When a realtor is usually the better move
If your goal is to maximize price, reduce friction, and protect the process, a realtor is usually the better choice.
That is especially true for higher-value homes, unique properties, competitive markets, relocations, probate or inherited property sales, tenant-occupied units, and situations where the owner is not local. It is also the smarter route if you need accurate pricing, polished presentation, fast response times, and someone to manage buyer conversations without emotion taking over.
A good agent does not just list the property. They create a controlled sales process. That difference can be hard to see from the outside, but it shows up in buyer quality, deal strength, and how smoothly the closing gets to the finish line.
The cost question deserves an honest answer
Yes, hiring a realtor costs more upfront than handling the sale yourself.
But the better question is not, “What is the commission?” It is, “What is my net, and how much risk am I carrying to get there?”

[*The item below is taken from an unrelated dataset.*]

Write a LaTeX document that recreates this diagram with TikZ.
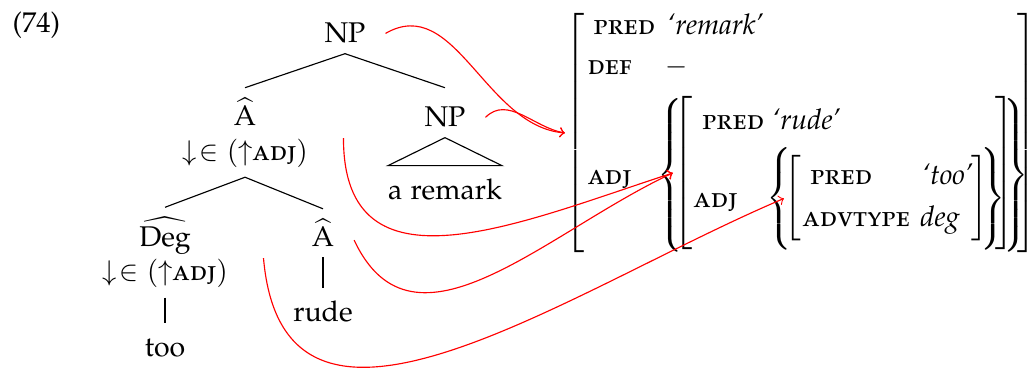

If a strong agent helps you price correctly, generate better demand, negotiate harder, and prevent avoidable mistakes, the net result may be stronger even after fees. If your FSBO approach works perfectly, you may keep more. If it does not, the hidden cost can be much higher than expected.

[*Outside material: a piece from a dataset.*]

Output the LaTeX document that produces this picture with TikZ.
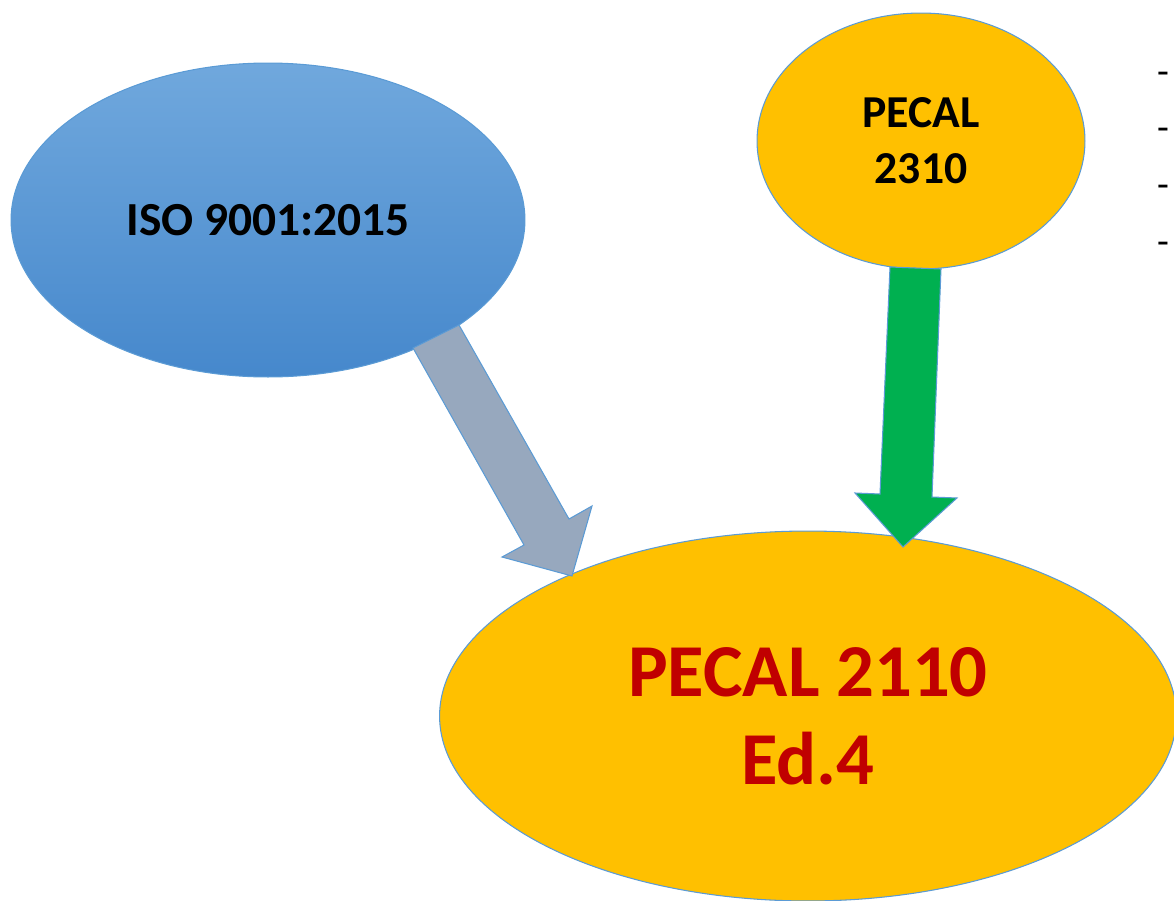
\documentclass[tikz,border=0pt]{standalone}
\usepackage{fontspec}
\setmainfont{Carlito}
\usepackage{tikz}
\usetikzlibrary{shapes,positioning}
\usepackage{xcolor}
\definecolor{isotop}{RGB}{112,168,221}
\definecolor{isobottom}{RGB}{70,136,204}
\definecolor{pecalgold}{RGB}{255,192,0}
\definecolor{pecalred}{RGB}{192,0,0}
\definecolor{outlineblue}{RGB}{91,155,213}
\definecolor{arrowgray}{RGB}{151,168,190}
\definecolor{arrowgreen}{RGB}{0,176,80}
\tikzstyle{standard} = [ellipse, inner sep=0pt, draw=outlineblue, line width=0.6pt, text centered, align=center, font=\bfseries]
\tikzstyle{blockarrow} = [draw=outlineblue, line width=0.6pt, line join=miter]

\begin{document}
\begin{tikzpicture}[x=0.02cm, y=-0.02cm]
\useasboundingbox (0,0) rectangle (1174,900);
\clip (0,0) rectangle (1174,900);

% ISO standard
\node (iso) [standard, top color=isotop, bottom color=isobottom, minimum width=10.28cm, minimum height=6.28cm, font=\fontsize{27}{32}\selectfont\bfseries] at (268,220) {ISO 9001:2015};

% PECAL 2310
\node (pecalA) [standard, fill=pecalgold, minimum width=6.56cm, minimum height=5.12cm, font=\fontsize{26}{32}\selectfont\bfseries] at (921,141) {PECAL\\2310};

% PECAL 2110
\node (pecalB) [standard, fill=pecalgold, text=pecalred, minimum width=14.74cm, minimum height=7.4cm, font=\fontsize{42.5}{50}\selectfont\bfseries] at (808,716) {PECAL 2110\\Ed.4};

% List
\node (list) [align=left, inner sep=0pt, font=\fontsize{22}{32.3}\selectfont] at (1163,163) {-\\-\\-\\-};

% Arrows
\draw[blockarrow, fill=arrowgray] (413,348) -- (459,325) -- (569,519) -- (592,506) -- (572,576) -- (502,557) -- (524,545) -- cycle;
\draw[blockarrow, fill=arrowgreen] (890,267) -- (941,269) -- (932,497) -- (957,498) -- (903,547) -- (855,493) -- (880,494) -- cycle;
\end{tikzpicture}
\end{document}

That is why the smartest sellers look at value, not just expense.
So which path fits you?
If you are organized, experienced, well-informed, and already have a clear buyer path, FSBO may be worth considering. If you want broader exposure, stronger negotiation, more control over the transaction, and less room for costly mistakes, working with a realtor is usually the more strategic move.
In Puerto Rico, where presentation, responsiveness, and local execution can shape the outcome quickly, the best decision is the one that matches your real capacity – not just your optimism. Selling a home is a high-value transaction. It deserves a plan that protects your time, your leverage, and your final number.
Before you choose, look at your property the way the market will. Then choose the level of support that gives you the best chance to win.